Nos dirigíamos a uno de los nidos de ametralladora en medio de un vendaval de fuego cruzado. Con el tirador fuera de combate y Les peleando con su fusil anticarro, las únicas armas verdaderamente útiles que tenía a mano eran unas cuantas granadas de mano junto al asiento y el propio vehículo, que también podía hacer algún daño.
—¡Les voy a dar lo suyo! —le grité a Les, con más presunción que esperanza, mientras nos lanzábamos contra el nido de ametralladoras. La autoametralladora volvió a cabecear sobre las orugas según pasamos por encima del nido entre el sonido del metal aplastado y retorcido. Estaba seguro de que los tiradores habían muerto en el acto, pero nosotros estábamos rodeados. O sea, que estábamos en las mismas.
Cogí una granada, arranqué el seguro con los dientes y la lancé sacando el brazo por encima del blindaje. Imposible saber si tuvo efecto. No podía ver nada. El aire estaba lleno de metales volando. Lancé otras dos granadas, con la vana esperanza de que tras cada explosión se hiciera el silencio. No fue así.
No tuve la sensación de que me hiriera una bala. Más bien un golpetazo tremendo en la parte superior del cuerpo cuando me asomé para lanzar la última granada. Me habían dado.

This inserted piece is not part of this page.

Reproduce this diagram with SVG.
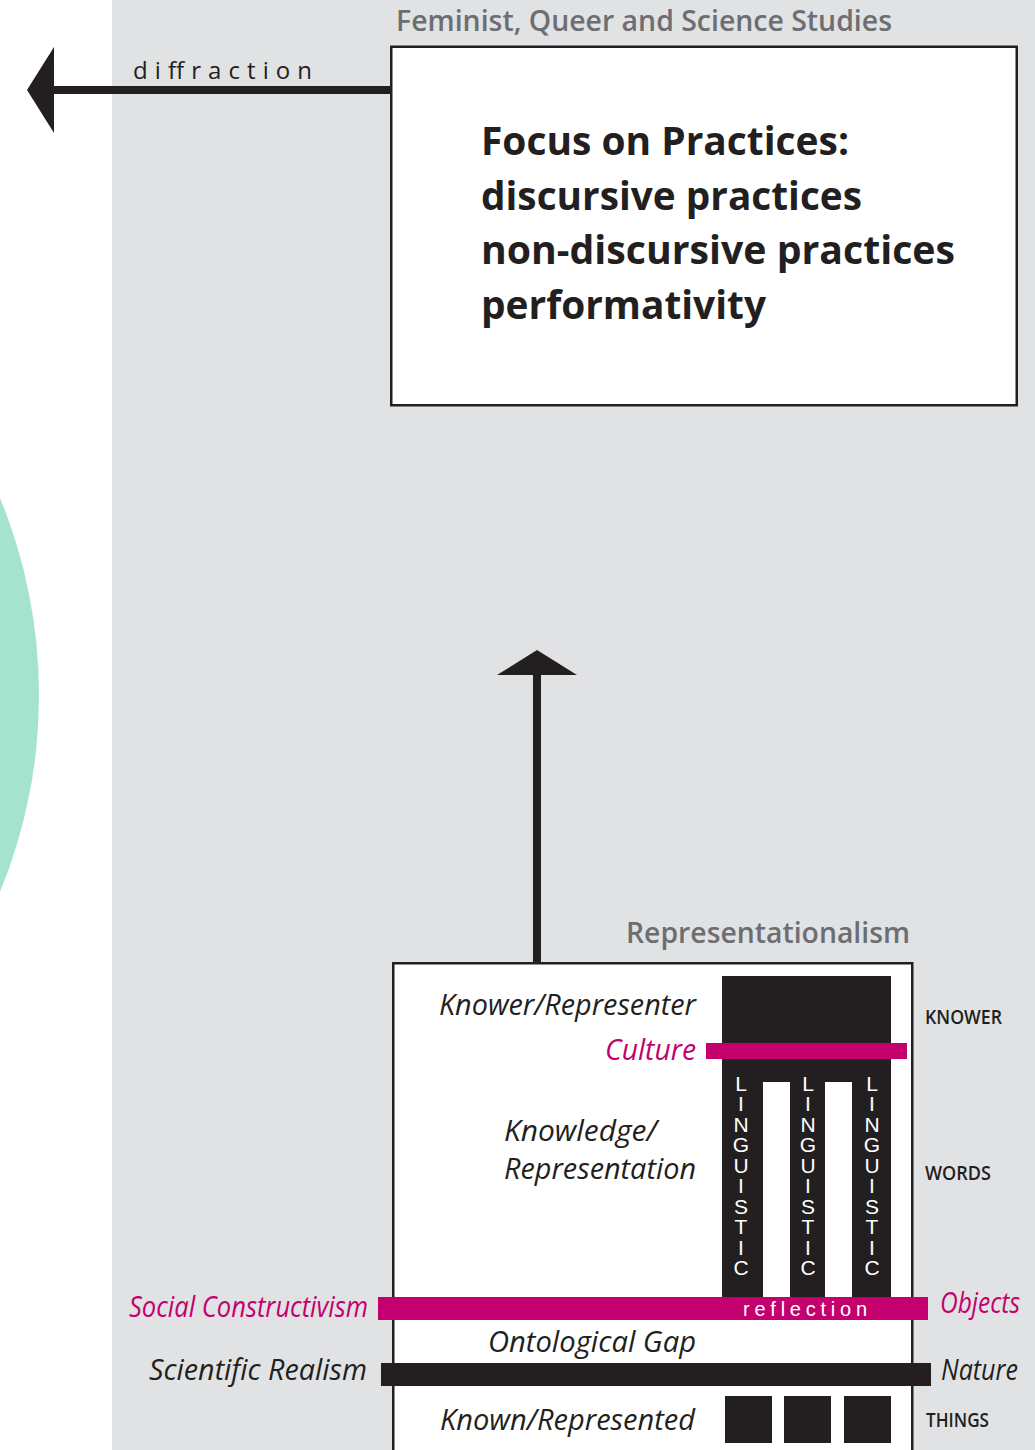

Apenas me di cuenta de la granada destructora que se coló dentro de la autoametralladora.
Me desplomé, incrédulo, en el asiento del conductor. Entonces hubo una explosión atronadora. Como si te martillearan los oídos con dos clavos de acero. Allí, inmóvil, parecía como si la cabeza se estuviera expandiendo y contrayendo por la fuerza de la onda expansiva.
Si la granada hubiera caído en mi lado del vehículo, me habría liquidado, pero me salvó la caja de cambios entre Les y yo, al desviar hacia arriba el metal ardiendo. Debí de quedar inconsciente por la explosión y el vehículo cayó diez metros por el borde de la escarpadura.

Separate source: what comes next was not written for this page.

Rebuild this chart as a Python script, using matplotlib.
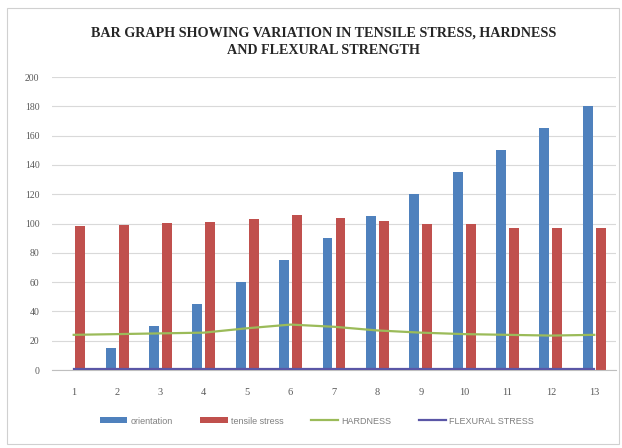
import matplotlib
matplotlib.use("Agg")
import matplotlib.pyplot as plt
import numpy as np
from matplotlib.patches import Rectangle

# Data
categories = ["1", "2", "3", "4", "5", "6", "7", "8", "9", "10", "11", "12", "13"]
orientation = [0, 15, 30, 45, 60, 75, 90, 105, 120, 135, 150, 165, 180]
tensile_stress = [98, 99, 100.5, 101, 103, 106, 103.5, 102, 100, 100, 97, 97, 97]
hardness = [24, 24.5, 25, 25.5, 28.5, 31, 29.5, 27, 25.5, 24.5, 24, 23.5, 24]
flexural_stress = [0.4, 0.4, 0.4, 0.4, 0.4, 0.4, 0.4, 0.4, 0.4, 0.4, 0.4, 0.4, 0.4]
y_ticks = [0, 20, 40, 60, 80, 100, 120, 140, 160, 180, 200]

BLUE = "#4F81BD"
RED = "#C0504D"
GREEN = "#9BBB59"
NAVY = "#5A56A6"
GRID = "#D9D9D9"
TEXT = "#595959"

serif = ["Liberation Serif", "DejaVu Serif"]
sans = ["Liberation Sans Narrow", "Liberation Sans", "DejaVu Sans"]

fig = plt.figure(figsize=(6.22, 4.48), dpi=100)
fig.patch.set_facecolor("white")

# outer chart frame
fig.add_artist(Rectangle((7 / 622, 4 / 448), 612 / 622, 436 / 448,
                         transform=fig.transFigure, fill=False,
                         edgecolor="#D0D0D0", linewidth=0.8))

ax = fig.add_axes([52 / 622, 1 - 370 / 448, (616 - 52) / 622, (370 - 77) / 448])

x = np.arange(len(categories))
w = 0.23
off = 0.15
b1 = ax.bar(x - off, orientation, width=w, color=BLUE, label="orientation", zorder=2)
b2 = ax.bar(x + off, tensile_stress, width=w, color=RED, label="tensile stress", zorder=2)
l1, = ax.plot(x, hardness, color=GREEN, linewidth=1.6, label="HARDNESS", zorder=3)
l2, = ax.plot(x, flexural_stress, color=NAVY, linewidth=1.6, label="FLEXURAL STRESS", zorder=3)

ax.set_xlim(-0.5, len(categories) - 0.5)
ax.set_ylim(0, 200)
ax.set_yticks(y_ticks)
ax.set_yticklabels([str(t) for t in y_ticks], family=serif, fontsize=7, color=TEXT)
ax.set_xticks(x)
ax.set_xticklabels(categories, family=serif, fontsize=7.5, color=TEXT)
ax.tick_params(axis="both", length=0)
ax.tick_params(axis="y", pad=9)
ax.tick_params(axis="x", pad=13)
ax.yaxis.grid(True, color=GRID, linewidth=0.8, zorder=0)
ax.set_axisbelow(True)
for s in ["top", "right", "left"]:
    ax.spines[s].set_visible(False)
ax.spines["bottom"].set_color("#BFBFBF")

fig.text(0.52, 1 - 42 / 448,
         "BAR GRAPH SHOWING VARIATION IN TENSILE STRESS, HARDNESS\nAND FLEXURAL STRENGTH",
         ha="center", va="center", family=serif, fontweight="bold",
         fontsize=10.2, linespacing=1.4, color="#262626")

leg = fig.legend([b1, b2, l1, l2],
                 ["orientation", "tensile stress", "HARDNESS", "FLEXURAL STRESS"],
                 loc="center", bbox_to_anchor=(0.51, 1 - 421 / 448), ncol=4,
                 frameon=False, prop={"family": sans, "size": 6.5},
                 handlelength=3.0, handleheight=0.6, columnspacing=3.0,
                 handletextpad=0.4)
for t in leg.get_texts():
    t.set_color("#7F7F7F")

fig.savefig("out.png", dpi=100, facecolor="white")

Cuando recobré el sentido, el interior de la autoametralladora estaba rojo y yo, ensangrentado, caliente y pegajoso. Tenía la mitad del pobre Les encima de mí; sangre y sabe Dios qué más.

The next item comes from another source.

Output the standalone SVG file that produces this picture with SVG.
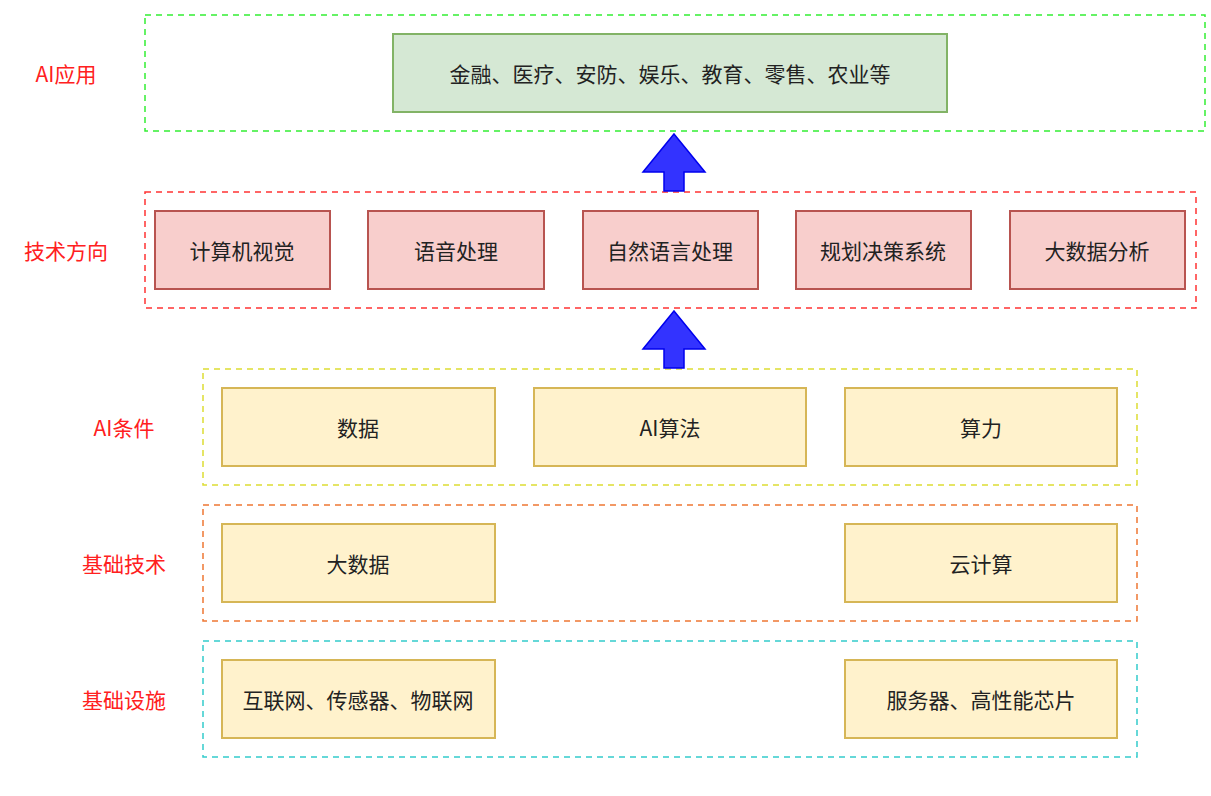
<svg xmlns="http://www.w3.org/2000/svg" width="1211" height="796" viewBox="0 0 1211 796">
<style>
text{font-family:"Noto Sans CJK SC","Noto Sans",sans-serif;font-size:21px;text-anchor:middle;dominant-baseline:central;fill:#222}
.lbl{fill:#ff2020}
.fr{fill:none;stroke-width:1.5;stroke-dasharray:6 5}
.y{fill:#fff2cc;stroke:#d6b656;stroke-width:2}
.r{fill:#f8cecc;stroke:#b85450;stroke-width:2}
.g{fill:#d5e8d4;stroke:#82b366;stroke-width:2}
.ar{fill:#3333ff;stroke:#0000ee;stroke-width:1.5}
</style>
<g id="frames">
<rect class="fr" x="145" y="15" width="1060" height="116" stroke="#33ee33"/>
<rect class="fr" x="145" y="192" width="1051" height="116" stroke="#ff3333"/>
<rect class="fr" x="203" y="369" width="934" height="116" stroke="#dddd33"/>
<rect class="fr" x="203" y="505" width="934" height="116" stroke="#ee7733"/>
<rect class="fr" x="203" y="641" width="934" height="116" stroke="#33cccc"/>
</g>
<g id="labels">
<text class="lbl" x="66" y="73">AI应用</text>
<text class="lbl" x="66" y="250">技术方向</text>
<text class="lbl" x="124" y="427">AI条件</text>
<text class="lbl" x="124" y="563">基础技术</text>
<text class="lbl" x="124" y="699">基础设施</text>
</g>
<g id="n-app"><rect class="g" x="393" y="34" width="554" height="78"/><text x="670" y="73">金融、医疗、安防、娱乐、教育、零售、农业等</text></g>
<g id="n-cv"><rect class="r" x="155" y="211" width="175" height="78"/><text x="242" y="250">计算机视觉</text></g>
<g id="n-sp"><rect class="r" x="368" y="211" width="176" height="78"/><text x="456" y="250">语音处理</text></g>
<g id="n-nlp"><rect class="r" x="583" y="211" width="175" height="78"/><text x="670" y="250">自然语言处理</text></g>
<g id="n-plan"><rect class="r" x="796" y="211" width="175" height="78"/><text x="883" y="250">规划决策系统</text></g>
<g id="n-bda"><rect class="r" x="1010" y="211" width="175" height="78"/><text x="1097" y="250">大数据分析</text></g>
<g id="n-data"><rect class="y" x="222" y="388" width="273" height="78"/><text x="358" y="427">数据</text></g>
<g id="n-algo"><rect class="y" x="534" y="388" width="272" height="78"/><text x="670" y="427">AI算法</text></g>
<g id="n-comp"><rect class="y" x="845" y="388" width="272" height="78"/><text x="981" y="427">算力</text></g>
<g id="n-bd"><rect class="y" x="222" y="524" width="273" height="78"/><text x="358" y="563">大数据</text></g>
<g id="n-cloud"><rect class="y" x="845" y="524" width="272" height="78"/><text x="981" y="563">云计算</text></g>
<g id="n-iot"><rect class="y" x="222" y="660" width="273" height="78"/><text x="358" y="699">互联网、传感器、物联网</text></g>
<g id="n-srv"><rect class="y" x="845" y="660" width="272" height="78"/><text x="981" y="699">服务器、高性能芯片</text></g>
<g id="connectors">
<path class="ar" d="M674,134 L705,172 L684,172 L684,191 L664,191 L664,172 L643,172 Z"/>
<path class="ar" d="M674,311 L705,349 L684,349 L684,368 L664,368 L664,349 L643,349 Z"/>
</g>
</svg>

No acabó ahí. La silueta de un soldado alemán se recortó a contraluz por encima de mí. Si había decidido no dispararme, no puedo saberlo. Estaba tirando de mí fuera de la ametralladora. Estaba enfadado y no esperaba un trato especial allí, y menos después de lo que había hecho. Había aplastado a sus camaradas. En ese momento me dio igual lo que pudiera pasarme. Además, estaba mi querido Les. Apenas si se reconocía una forma humana. La granada le había explotado en el regazo.
El soldado no disparó. Le vi mover los labios. Rebuscó por la autoametralladora en busca de munición. Entre el agudo pitido de los oídos todavía pude oír a lo lejos el tableteo de las ametralladoras. Las demás autoametralladoras estaban en apuros. Entonces vi a nuestro tirador, tirado en el suelo. No se movía y tenía el brazo destrozado. Se presentó otro joven alemán. Miró los relucientes impactos en los costados de la autoametralladora alcanzados por centenares de proyectiles. Los recorrió con la yema de los dedos, sonriendo como si estuviera satisfecho de su propia precisión.
Al bajar la vista a mi chaleco de piel con restos de Les encima, comprendí al punto por qué no me habían matado en los primeros segundos que siguieron a la captura. Les debió de parecer que yo también había sido víctima de la explosión. Me habían dado por muerto.
Mi primera reacción al ver que Les había saltado hecho pedazos fue: «Gracias a Dios que no he sido yo». Después, mucho después, la gente me decía que todo el mundo quiere sobrevivir y que era una respuesta normal, pero yo no lo sé. Sigo sin saberlo. Ya he dicho antes que en la guerra uno se está poniendo excusas permanentemente.
Les era un tipo de mirada risueña. Yo había estado con él desde que salimos de Liverpool; había bailado con su hermana Marjorie, me había sentado a la mesa de la cocina con sus viejos y había compartido con ellos las bromas y la comida. No me parecía bien. Ahora me sigue perturbando igual que hace setenta años. Pero cada uno hace lo que tiene que hacer, seguir adelante. La mente es poderosa. Puede hacerte atravesar las paredes.
Llegaríamos a referirnos a Sidi Rezegh como la batalla olvidada; ser una nota a pie de página dentro de una batalla olvidada ya es algo.